**Dataset content:**
========

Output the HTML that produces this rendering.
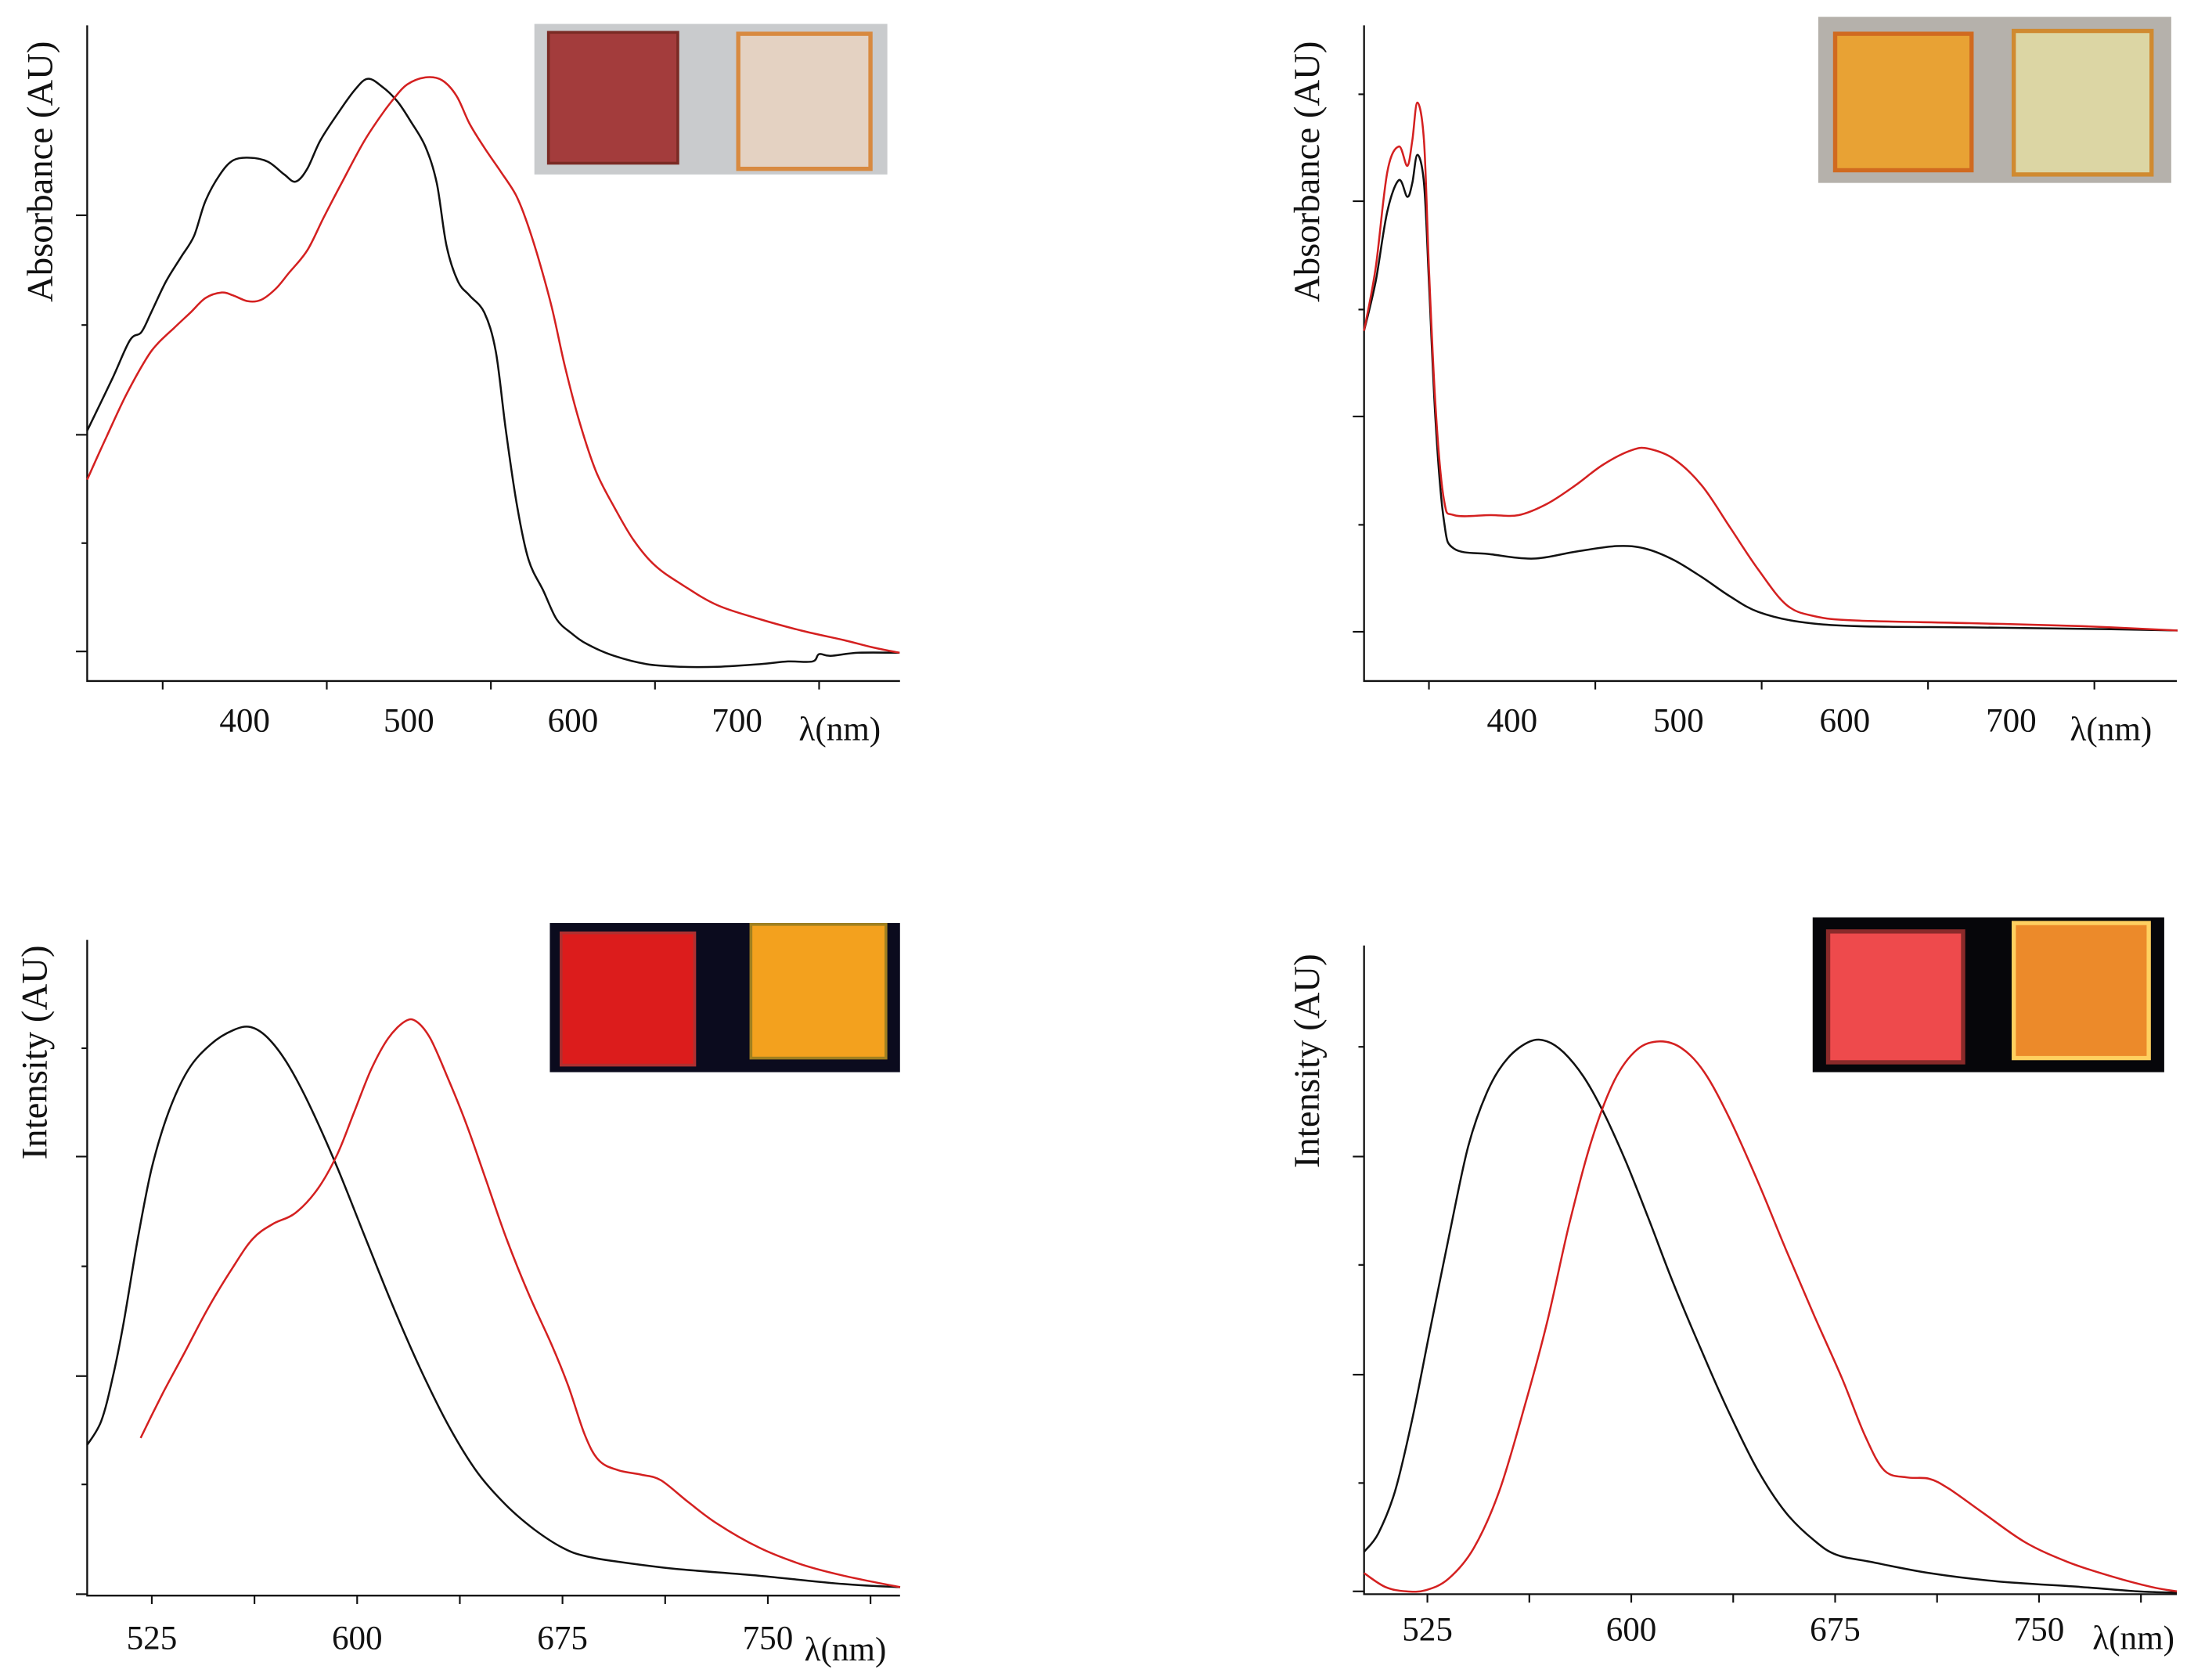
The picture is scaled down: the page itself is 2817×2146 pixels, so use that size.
<!DOCTYPE html>
<html><head><meta charset="utf-8"><style>
html,body{margin:0;padding:0;background:#fff;}
svg{display:block;}
text{font-family:"Liberation Serif",serif;fill:#111;}
</style></head><body>
<svg id="fig" width="2817" height="2146" viewBox="0 0 1568 1194" preserveAspectRatio="none" xmlns="http://www.w3.org/2000/svg">
<g>
<rect x="380" y="17" width="251" height="107" fill="#c9cbcd"/>
<rect x="390" y="23" width="92" height="93" fill="#a33c3c" stroke="#7a2a24" stroke-width="2"/>
<rect x="525" y="24" width="94" height="96" fill="#e4d2c2" stroke="#d88a40" stroke-width="3"/>
</g>
<g>
<rect x="1293" y="12" width="251" height="118" fill="#b5b1ab"/>
<rect x="1305" y="24" width="97" height="97" fill="#e8a234" stroke="#d06a20" stroke-width="3"/>
<rect x="1432" y="22" width="98" height="102" fill="#dcd6a4" stroke="#d08a30" stroke-width="3"/>
</g>
<g>
<rect x="391" y="656" width="249" height="106" fill="#0b0b1e"/>
<rect x="399" y="663" width="95" height="94" fill="#dc1c1c" stroke="#b03030" stroke-width="2"/>
<rect x="534" y="657" width="96" height="95" fill="#f3a11e" stroke="#a08020" stroke-width="2"/>
</g>
<g>
<rect x="1289" y="652" width="250" height="110" fill="#06060a"/>
<rect x="1300" y="662" width="96" height="93" fill="#ee4a4c" stroke="#8a2a2a" stroke-width="3"/>
<rect x="1432" y="656" width="96" height="96" fill="#ec8a2a" stroke="#ffd060" stroke-width="3"/>
</g>
</svg>
<script>
// Panel A (absorbance)
const aWl=[304,319,330,337,343,352,361,369,376,385,393,403,414,424,431,438,446,457,467,475,484,493,501,510,517,523,530,537,546,553,559,566,573,582,590,599,609,625,645,666,688,714,731,746,750,757,774,799];
const aBlack=[50.6,62.3,71.3,73.2,77.7,84.8,90.3,95.2,103.2,109.4,112.6,113.2,112.3,109.4,107.7,110.6,117.1,123.5,128.7,131.3,129.4,126.1,121.6,115.8,107.4,92.9,84.8,81.6,77.7,68.7,51,33.2,21,13.9,7.4,4.2,1.6,-1,-2.9,-3.5,-3.5,-2.9,-2.3,-2.3,-0.6,-1,-0.3,-0.3];
const aRedWl=[304,316,328,340,347,357,367,376,386,393,402,410,419,427,438,448,460,472,482,491,499,510,520,529,537,546,556,565,571,578,587,595,604,614,625,637,650,667,688,714,739,765,782,799];
const aRed=[39.4,49.4,59,67.1,70.6,74.2,77.7,81,82.3,81.6,80.3,80.6,83.2,86.8,91.9,99.4,108.1,116.5,122.3,126.8,130,131.6,131,127.4,121,115.5,110,104.8,99.4,91.3,79,65.5,52.6,41.3,33.2,25.5,19.7,15.2,10.6,7.4,4.8,2.6,1,-0.3];
const aTicks=[400,500,600,700];
// Panel B (absorbance)
const bWl=[311,318,325,332,337,340,343,347,350,354,359,365,387,413,438,463,480,497,514,531,548,573,607,675,742,800];
const bBlack=[69.9,81.4,97.7,104.9,101,104.2,110.8,104.2,81.4,48.7,25.8,19.3,18,17,18.6,19.9,19.3,16.7,12.7,8.2,4.6,2.3,1.3,1,0.7,0.3];
const bRedWl=[311,318,325,332,337,340,343,347,350,354,359,365,387,404,421,438,455,472,482,497,514,531,548,565,582,607,675,742,800];
const bRed=[69.9,84.6,106.9,112.7,108.2,114.1,122.9,114.1,84.6,52,30.7,27.1,27.1,27.1,29.7,34,38.9,42.2,42.5,40.2,34,24.2,14.4,6.2,3.6,2.6,2,1.3,0.3];
const bTicks=[400,500,600,700];
// Panel C (emission)
const cWl=[501.4,506.5,510.6,514.7,519.9,525,531.2,538.4,546.6,554.8,561,567.1,574.3,582.5,592.8,603.1,613.4,623.6,633.9,644.2,654.5,664.7,675,683.2,695.5,716.1,746.9,777.7,798.3];
const cBlack=[34.1,39.5,49.2,62,81.3,97.4,110.3,119.9,125.7,128.9,129.6,127.3,121.5,111.9,97.4,81.3,65.3,50.8,37.9,27.6,20.3,14.8,10.6,8.7,7.4,5.8,4.2,2.3,1.6];
const cRedWl=[520.9,529.1,537.3,545.5,554.8,562,569.2,577.4,585.6,592.8,599,605.1,611.3,617.5,621.6,626.7,632.9,640.1,647.3,654.5,662.7,670.9,677.1,683.2,688.4,695.5,703.8,711,721.2,731.5,746.9,762.3,777.7,798.3];
const cRed=[35.7,46,55.6,65.3,74.9,81.3,84.6,87.1,92.6,100.6,110.3,119.9,127,130.9,130.9,127,118.3,107.1,94.2,81.3,68.5,57.2,47.6,36.3,30.5,28.3,27.3,26,20.9,16.1,10.6,6.8,4.2,1.6];
const cTicks=[525,600,675,750];
// Panel D (emission)
const dWl=[501.7,506.9,513.1,519.3,525.5,532.8,540,547.2,554.5,562.8,569,575.2,582.4,589.7,597.9,606.2,615.5,625.9,636.2,646.6,656.9,667.3,675.5,688,709.6,734.5,765.5,786.2,800.7];
const dBlack=[9.1,13.3,23,39.2,58.6,81.2,102.3,115.2,122.6,126.5,126.5,123.9,118.4,110.3,99,86,70.8,55.3,40.8,27.8,18.1,11.7,8.4,6.8,4.2,2.3,1,0,-0.3];
const dRedWl=[501.7,509.5,517.2,524.5,532.8,542.1,551.4,560.7,569,577.2,585.5,593.8,602.1,610.4,618.6,626.9,636.2,646.6,656.9,667.3,677.6,685.9,693.1,701.4,709.6,716.9,729.3,744.9,760.4,775.9,791.4,800.7];
const dRed=[4.2,1,0,0.3,2.9,10,23,42.4,61.8,84.5,103.9,117.5,124.6,126.5,124.9,119.4,108.7,94.2,78.6,63.4,48.9,35.9,27.8,26.2,25.9,23.6,18.1,11.3,6.8,3.6,1,0];
const dTicks=[525,600,675,750];

const NS='http://www.w3.org/2000/svg';
const svg=document.getElementById('fig');
function mk(tag,attrs,parent){const e=document.createElementNS(NS,tag);for(const k in attrs)e.setAttribute(k,attrs[k]);(parent||svg).appendChild(e);return e;}
function smooth(pts){
  let d='M'+pts[0][0].toFixed(1)+','+pts[0][1].toFixed(1);
  for(let i=0;i<pts.length-1;i++){
    const p0=pts[i-1]||pts[i],p1=pts[i],p2=pts[i+1],p3=pts[i+2]||p2;
    const c1=[p1[0]+(p2[0]-p0[0])/6,p1[1]+(p2[1]-p0[1])/6];
    const c2=[p2[0]-(p3[0]-p1[0])/6,p2[1]-(p3[1]-p1[1])/6];
    d+=' C'+c1[0].toFixed(1)+','+c1[1].toFixed(1)+' '+c2[0].toFixed(1)+','+c2[1].toFixed(1)+' '+p2[0].toFixed(1)+','+p2[1].toFixed(1);
  }
  return d;
}

function panel(id,cfg){
  const g=mk('g',{});
  
  
  const sx=w=>cfg.x0+(w-cfg.w0)*cfg.kx;
  const sy=v=>cfg.base-v*cfg.ky;
  const ax=mk('path',{d:`M${cfg.x0},${cfg.top} L${cfg.x0},${cfg.bottom} L${cfg.right},${cfg.bottom}`,fill:'none',stroke:'#111','stroke-width':1.3},g);
  
  
  cfg.yMajor.forEach(yy=>{const t=mk('line',{x1:cfg.x0-8,x2:cfg.x0,y1:yy,y2:yy,stroke:'#111','stroke-width':1.2},g);
    
    });
  cfg.yMinor.forEach(yy=>{const t=mk('line',{x1:cfg.x0-4,x2:cfg.x0,y1:yy,y2:yy,stroke:'#111','stroke-width':1.2},g);
    
    });
  for(let w=cfg.tickStart;w<=cfg.tickEnd;w+=cfg.tickStep){
    const t=mk('line',{x1:sx(w),x2:sx(w),y1:cfg.bottom,y2:cfg.bottom+6,stroke:'#111','stroke-width':1.2},g);
    
    
  }
  cfg.ticks.forEach(w=>{
    const t=mk('text',{x:sx(w),y:cfg.labelY,'text-anchor':'middle','font-size':24},g);
    t.textContent=String(w);
    
    
  });
  const xl=mk('text',{x:cfg.xlabX,y:cfg.xlabY,'font-size':24},g);
  xl.textContent='λ(nm)';
  
  
  const yl=mk('text',{x:0,y:0,'text-anchor':'middle','font-size':26,transform:`translate(${cfg.ylabX},${cfg.ylabY}) rotate(-90)`},g);
  yl.textContent=cfg.ytitle;
  
  
  [[cfg.bw,cfg.bv,'#111','black-spectrum'],[cfg.rw,cfg.rv,'#d42020','red-spectrum']].forEach(([ws,vs,col,nm])=>{
    const pts=ws.map((w,i)=>[sx(w),sy(vs[i])]);
    const p=mk('path',{d:smooth(pts),fill:'none',stroke:col,'stroke-width':1.4,'stroke-linejoin':'round'},g);
    
    
  });
}
panel('absorbance-a',{x0:62,top:18,bottom:484,right:640,w0:304,kx:1.167,base:463,ky:3.10,
  yMajor:[153,309,463],yMinor:[231,386],tickStart:350,tickEnd:750,tickStep:100,ticks:aTicks,labelY:520,xlabX:568,xlabY:526,
  ytitle:'Absorbance (AU)',ylabX:37,ylabY:122,bw:aWl,bv:aBlack,rw:aRedWl,rv:aRed});
panel('absorbance-b',{x0:970,top:18,bottom:484,right:1548,w0:311,kx:1.183,base:449,ky:3.06,
  yMajor:[143,296,449],yMinor:[67,220,373],tickStart:350,tickEnd:750,tickStep:100,ticks:bTicks,labelY:520,xlabX:1472,xlabY:526,
  ytitle:'Absorbance (AU)',ylabX:938,ylabY:122,bw:bWl,bv:bBlack,rw:bRedWl,rv:bRed});
panel('emission-a',{x0:62,top:668,bottom:1134,right:640,w0:501.4,kx:1.947,base:1133,ky:3.11,
  yMajor:[822,978,1133],yMinor:[745,900,1055],tickStart:525,tickEnd:790,tickStep:37.5,ticks:cTicks,labelY:1172,xlabX:572,xlabY:1180,
  ytitle:'Intensity (AU)',ylabX:33,ylabY:748,bw:cWl,bv:cBlack,rw:cRedWl,rv:cRed});
panel('emission-b',{x0:970,top:672,bottom:1133,right:1548,w0:501.7,kx:1.933,base:1131,ky:3.09,
  yMajor:[822,977,1131],yMinor:[744,899,1054],tickStart:525,tickEnd:800,tickStep:37.5,ticks:dTicks,labelY:1166,xlabX:1488,xlabY:1172,
  ytitle:'Intensity (AU)',ylabX:938,ylabY:754,bw:dWl,bv:dBlack,rw:dRedWl,rv:dRed});
</script>
</body></html>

========

**Written problem:** Check each line above for the string "size" and report how many lines have it, giving only the number.

**Task output:** 4